Peters Colony Memorial Park Opens This Spring on Peters Colony Road, Adding 3.3 Acres Next to the Library
Flower Mound's $3.36 million Peters Colony Memorial Park is reaching its April 2026 soft opening with a veterans' memorial area, educational water feature, native landscaping, and nature trails connecting to the public library.
Flower Mound’s newest park is on track for its soft opening this spring. Peters Colony Memorial Park, the 3.3-acre project at 3201 Peters Colony Road, is reaching the end of a construction timeline that has run since 2024, with a tentative soft opening in April 2026 and a formal ribbon-cutting expected later in the spring or early summer. The site sits just west of the Flower Mound Public Library, which is the geographic and functional anchor for the park’s design.
The total project cost came to $3.36 million. The Town funded most of the work through tax increment reinvestment zone proceeds — TIRZ funding that comes from incremental property tax revenue captured within a designated zone — with an additional $750,000 grant from the Texas Parks and Wildlife Department supplementing the local funding. State park grants are competitive, and securing one for a project of this size reflects how Flower Mound positioned the park’s design and its public benefit case.
What the Park Includes
The design draws on the kind of programming that smaller community parks have moved toward over the past decade — programmed elements rather than just open green space, but with the programmed elements low-impact enough that the park reads as natural rather than developed.
A pavilion provides covered gathering space. Pavilions in newer parks tend to get heavy use for family events, scout troop meetings, and informal community programming. The Town will likely make the pavilion reservable through the parks system once the park is open.
The veterans’ memorial area is one of the design’s anchor elements. Free-standing memorial elements within the area allow for tributes that honor specific service members, and the Town is currently accepting tribute applications from residents who want to participate in the memorial component. The application process is the gatekeeping mechanism that ensures the memorial maintains a coherent design rather than accumulating ad-hoc additions.
An educational water feature adds programming value beyond simple aesthetics. Water features designed for educational use typically demonstrate hydrological concepts, native aquatic ecology, or stormwater management principles, and they double as visual focal points and informal play environments for younger kids.
Native landscaping covers the park’s plantings. The choice of native species matters for North Texas park design — native plants survive the region’s heat and drought cycles without the irrigation demands that exotic ornamentals require, and they support pollinators and other wildlife that the planted environment is supposed to attract.
Nature-inspired playground equipment fits the same design philosophy.
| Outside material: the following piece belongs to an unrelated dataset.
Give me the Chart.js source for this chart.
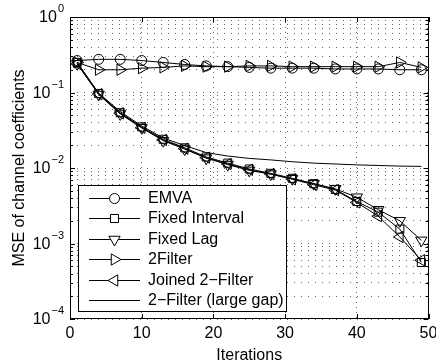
<!DOCTYPE html>
<html>
<head>
<meta charset="utf-8">
<script src="https://cdn.jsdelivr.net/npm/chart.js@4.4.1/dist/chart.umd.min.js"></script>
<style>
  html, body { margin: 0; padding: 0; background: #fff; }
  #wrap { width: 436px; height: 363px; }
</style>
</head>
<body>
<div id="wrap"><canvas id="chart" width="436" height="363"></canvas></div>
<script>
// data (one marker every 3 iterations)
const iterations = [1, 4, 7, 10, 13, 16, 19, 22, 25, 28, 31, 34, 37, 40, 43, 46, 49];
const emva          = [0.265, 0.275, 0.275, 0.265, 0.25, 0.235, 0.225, 0.22, 0.215, 0.21, 0.21, 0.21, 0.205, 0.205, 0.205, 0.2, 0.2];
const fixedInterval = [0.25, 0.097, 0.054, 0.035, 0.024, 0.0185, 0.014, 0.0116, 0.0097, 0.0085, 0.0073, 0.0062, 0.0052, 0.0036, 0.0026, 0.00155, 0.00056];
const fixedLag      = [0.24, 0.094, 0.052, 0.034, 0.023, 0.0178, 0.0135, 0.0111, 0.0093, 0.0083, 0.0072, 0.0062, 0.0053, 0.0041, 0.0028, 0.002, 0.0011];
const twoFilter     = [0.25, 0.2, 0.2, 0.21, 0.215, 0.225, 0.22, 0.22, 0.225, 0.225, 0.22, 0.22, 0.22, 0.22, 0.22, 0.25, 0.215];
const joined2Filter = [0.24, 0.095, 0.053, 0.034, 0.0235, 0.018, 0.0137, 0.0113, 0.0095, 0.0083, 0.0071, 0.006, 0.0051, 0.0035, 0.0023, 0.00122, 0.0006];
const largeGap      = [0.25, 0.098, 0.056, 0.036, 0.025, 0.0198, 0.016, 0.0144, 0.0134, 0.0128, 0.0121, 0.0116, 0.0113, 0.011, 0.0108, 0.0106, 0.0105];

const seriesLabels = ['EMVA', 'Fixed Interval', 'Fixed Lag', '2Filter', 'Joined 2\u2212Filter', '2\u2212Filter (large gap)'];
const xTicks = [0, 10, 20, 30, 40, 50];
const yDecades = [-4, -3, -2, -1, 0];
const xTitle = 'Iterations';
const yTitle = 'MSE of channel coefficients';

const FONT = '"Liberation Sans", Arial, Helvetica, sans-serif';

const toPoints = arr => iterations.map((x, i) => ({ x, y: arr[i] }));

function series(label, arr, style, radius, rotation) {
  return {
    label, data: toPoints(arr),
    borderColor: '#000', borderWidth: 1,
    pointStyle: style, pointRadius: radius, pointRotation: rotation || 0,
    pointBorderColor: '#000', pointBackgroundColor: 'rgba(0,0,0,0)', pointBorderWidth: 1,
    tension: 0, fill: false
  };
}

const datasets = [
  series(seriesLabels[0], emva, 'circle', 5),
  series(seriesLabels[1], fixedInterval, 'rect', 5.7),
  series(seriesLabels[2], fixedLag, 'triangle', 6.5, 180),
  series(seriesLabels[3], twoFilter, 'triangle', 6.5, 90),
  series(seriesLabels[4], joined2Filter, 'triangle', 6.5, 270),
  series(seriesLabels[5], largeGap, false, 0)
];

// log ticks: 1..9 x 10^e for each decade, plus the top
function logTicks() {
  const t = [];
  for (let e = yDecades[0]; e < yDecades[yDecades.length - 1]; e++) {
    for (let m = 1; m <= 9; m++) t.push({ value: m * Math.pow(10, e), major: m === 1 });
  }
  t.push({ value: 1, major: true });
  return t;
}

// MATLAB-style frame, inward ticks, labels and legend
const matlabLook = {
  id: 'matlabLook',
  afterDraw(chart) {
    const { ctx, chartArea: a, scales } = chart;
    const xs = scales.x, ys = scales.y;
    ctx.save();
    ctx.strokeStyle = '#000';
    ctx.lineWidth = 1;
    ctx.strokeRect(Math.round(a.left) + 0.5, Math.round(a.top) + 0.5,
      Math.round(a.right - a.left) - 1, Math.round(a.bottom - a.top) - 1);

    // tick marks
    ctx.beginPath();
    ys.ticks.forEach(t => {
      const y = Math.round(ys.getPixelForValue(t.value)) + 0.5;
      const len = t.major ? 5 : 3;
      ctx.moveTo(a.left, y); ctx.lineTo(a.left + len, y);
      ctx.moveTo(a.right, y); ctx.lineTo(a.right - len, y);
    });
    xTicks.forEach(v => {
      const x = Math.round(xs.getPixelForValue(v)) + 0.5;
      ctx.moveTo(x, a.bottom); ctx.lineTo(x, a.bottom - 5);
      ctx.moveTo(x, a.top); ctx.lineTo(x, a.top + 5);
    });
    ctx.stroke();

    // x tick labels
    ctx.fillStyle = '#000';
    ctx.font = '16px ' + FONT;
    ctx.textAlign = 'center';
    ctx.textBaseline = 'middle';
    xTicks.forEach(v => ctx.fillText(String(v), xs.getPixelForValue(v), a.bottom + 15));
    ctx.fillText(xTitle, (a.left + a.right) / 2, a.bottom + 37);

    // y tick labels 10^e
    yDecades.forEach(e => {
      const y = ys.getPixelForValue(Math.pow(10, e));
      const exp = e === 0 ? '0' : '\u2212' + (-e);
      ctx.font = '11px ' + FONT;
      const we = ctx.measureText(exp).width;
      const right = a.left - 6;
      ctx.textAlign = 'left';
      ctx.fillText(exp, right - we, y - 8);
      ctx.font = '16px ' + FONT;
      ctx.textAlign = 'right';
      ctx.fillText('10', right - we - 1, y + 1);
    });

    // y title
    ctx.save();
    ctx.translate(20, (a.top + a.bottom) / 2);
    ctx.rotate(-Math.PI / 2);
    ctx.textAlign = 'center';
    ctx.font = '16px ' + FONT;
    ctx.fillText(yTitle, 0, 0);
    ctx.restore();

    // legend box
    const bx = 78, by = 185, bw = 208, bh = 126, row = 20.4, first = 198;
    ctx.fillStyle = '#fff';
    ctx.fillRect(bx, by, bw, bh);
    ctx.strokeRect(bx + 0.5, by + 0.5, bw, bh);
    ctx.font = '16px ' + FONT;
    ctx.textAlign = 'left';
    chart.data.datasets.forEach((ds, i) => {
      const y = Math.round(first + i * row) + 0.5;
      ctx.strokeStyle = '#000';
      ctx.beginPath(); ctx.moveTo(89, y); ctx.lineTo(140, y); ctx.stroke();
      if (ds.pointStyle) {
        ctx.fillStyle = '#fff';
        Chart.helpers.drawPoint(ctx, {
          pointStyle: ds.pointStyle, radius: ds.pointRadius,
          rotation: ds.pointRotation, borderWidth: 1
        }, 114.5, y);
      }
      ctx.fillStyle = '#000';
      ctx.fillText(ds.label, 148, y);
    });
    ctx.restore();
  }
};

new Chart(document.getElementById('chart').getContext('2d'), {
  type: 'line',
  data: { datasets },
  options: {
    responsive: false,
    animation: false,
    devicePixelRatio: 1,
    layout: { padding: { left: 70, top: 17, right: 7, bottom: 44 } },
    plugins: { legend: { display: false }, tooltip: { enabled: false } },
    scales: {
      x: {
        type: 'linear', min: 0, max: 50,
        ticks: { display: false, stepSize: 10 },
        grid: { color: '#666', drawTicks: false, tickLength: 0, lineWidth: 1 },
        border: { display: false, dash: [1, 4] }
      },
      y: {
        type: 'logarithmic', min: 1e-4, max: 1,
        afterBuildTicks: s => { s.ticks = logTicks(); },
        ticks: { display: false },
        grid: { color: '#666', drawTicks: false, tickLength: 0, lineWidth: 1 },
        border: { display: false, dash: [1, 6] }
      }
    }
  },
  plugins: [matlabLook]
});
</script>
</body>
</html>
Rather than the standard primary-color plastic structures, nature-themed playgrounds use forms and materials that fit visually into a wooded or naturalized setting. They tend to attract a slightly different age range than traditional playgrounds and they age more gracefully because their design language doesn’t depend on bright color staying bright.
Nature trails and pedestrian pathways connect the park’s various elements and link to the Flower Mound Public Library next door. The connection to the library is part of what gives the park a distinct programmatic role — visitors to the library can walk into the park, library programming can spill into the park, and the combined site functions as a single community node rather than two separate facilities.
Why the Library Connection Matters
A library and a park sharing a site multiplies the value of both. Storytime programming benefits from outdoor space. Summer reading programs run easier when there’s a place for kids to be outside. Library staff get a respite environment they can step into. Park visitors get a covered indoor option for shelter, restrooms, and programming. The two land uses complement each other in a way that two separate sites would never replicate.
This is why the Town’s planning for the park kept the library connection central from the start. The site at 3201 Peters Colony Road was selected in part because of its proximity to the library, and the park’s circulation plan was designed around the foot traffic between the two.
What the Soft Opening Means
A soft opening is a deliberately staged transition. It allows the park to be open for use before the formal ribbon-cutting ceremony, which gives the parks staff time to identify any final operational issues, work out maintenance routines, and let the landscaping settle in before the more visible launch event. For residents, the soft opening means access — the park will be usable in April even though the formal celebration comes later.
The ribbon-cutting itself will be programmed once the construction phase is fully complete and the Town is ready to formally hand the park over to its operating life. Late spring or early summer is the working window, and the Town will announce the date through its standard channels.
Tribute Applications
Residents interested in participating in the veterans’ memorial area through tribute applications can submit through the Town’s Special Events and Memorial channels. The applications are part of the ongoing programming for the memorial area rather than a one-time launch effort, so applications submitted now and in the future both feed into the same process.
For Flower Mound residents, Peters Colony Memorial Park is one of the more significant park additions to the Town’s system in recent years. The combination of memorial programming, native landscaping, educational features, and the library adjacency gives the site a programmatic depth that distinguishes it from a simple neighborhood pocket park. The next several months — through the soft opening, the ribbon-cutting, and the first full programming season — will shape what role the park plays in the Town’s parks system over the long term.